Binadox Operational Playbook

Binadox Insight: The cost of a standby Neptune instance is a predictable operational expense. The cost of an outage from a single-AZ failure is an unpredictable and potentially catastrophic business risk. Frame the conversation around investing in resilience, not adding unnecessary cost.

Binadox Checklist:

• Audit all AWS Neptune clusters to identify single-AZ deployments.
• Tag clusters based on environment (e.g., prod, staging, dev).
• Establish a corporate policy requiring Multi-AZ for all prod tagged clusters.
• For non-compliant production clusters, schedule a maintenance window to add a read replica in a different AZ.
• Incorporate Multi-AZ configuration into all new infrastructure-as-code templates for Neptune.
• Periodically test failover procedures in a staging environment to validate recovery processes.

Binadox KPIs to Track:

• Percentage of production Neptune clusters with Multi-AZ enabled.
• Mean Time to Recovery (MTTR) during simulated failover events.
• Cost variance associated with enabling Multi-AZ across the fleet.
• Number of compliance violations related to database availability.

Binadox Common Pitfalls:

• Mistaking Neptune’s default storage durability for compute-level high availability.
• Sizing the read replica smaller than the primary instance, leading to performance issues after failover.
• Forgetting to update application connection strings to use the cluster endpoint instead of an instance endpoint.
• Exempting “internal” production systems from the Multi-AZ requirement, creating hidden dependencies and risks.

Conclusion

Configuring AWS Neptune for Multi-AZ deployment is a foundational requirement for building resilient, enterprise-grade applications.

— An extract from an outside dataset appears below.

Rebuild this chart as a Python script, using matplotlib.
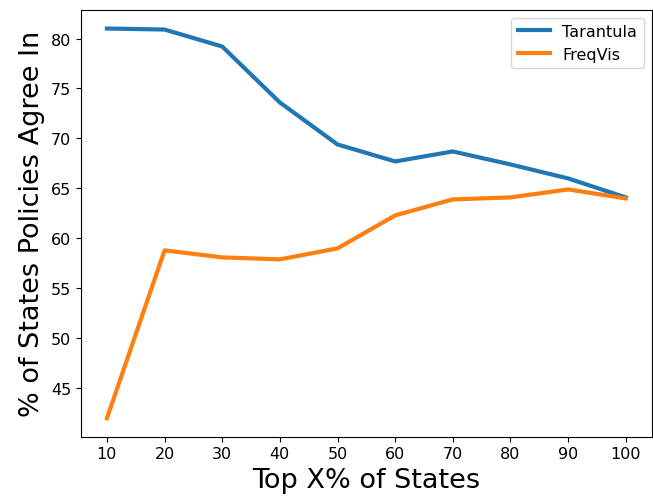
import matplotlib
matplotlib.use("Agg")
import matplotlib.pyplot as plt

top_pct = [10, 20, 30, 40, 50, 60, 70, 80, 90, 100]
tarantula = [81.0, 80.9, 79.2, 73.6, 69.4, 67.7, 68.7, 67.4, 66.0, 64.1]
freqvis = [42.0, 58.8, 58.1, 57.9, 59.0, 62.3, 63.9, 64.1, 64.9, 64.0]

fig, ax = plt.subplots(figsize=(6.53, 5.02), dpi=100)
fig.subplots_adjust(left=0.124, right=0.998, top=0.979, bottom=0.128)

ax.plot(top_pct, tarantula, linewidth=3, label="Tarantula")
ax.plot(top_pct, freqvis, linewidth=3, label="FreqVis")

ax.set_xticks(top_pct)
ax.set_ylim(40.15, 82.9)
ax.tick_params(labelsize=11.5)
ax.set_xlabel("Top X% of States", fontsize=19.5)
ax.set_ylabel("% of States Policies Agree In", fontsize=19.5)
ax.legend(loc="upper right", fontsize=11.5)

fig.savefig("out.png", dpi=100)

It transforms your graph database from a potential single point of failure into a robust, self-healing component of your cloud architecture.

By implementing clear governance, automating guardrails, and treating resilience as a non-negotiable feature, your organization can effectively mitigate the financial and operational risks of downtime. The next step is to audit your current Neptune deployments and align them with this critical best practice.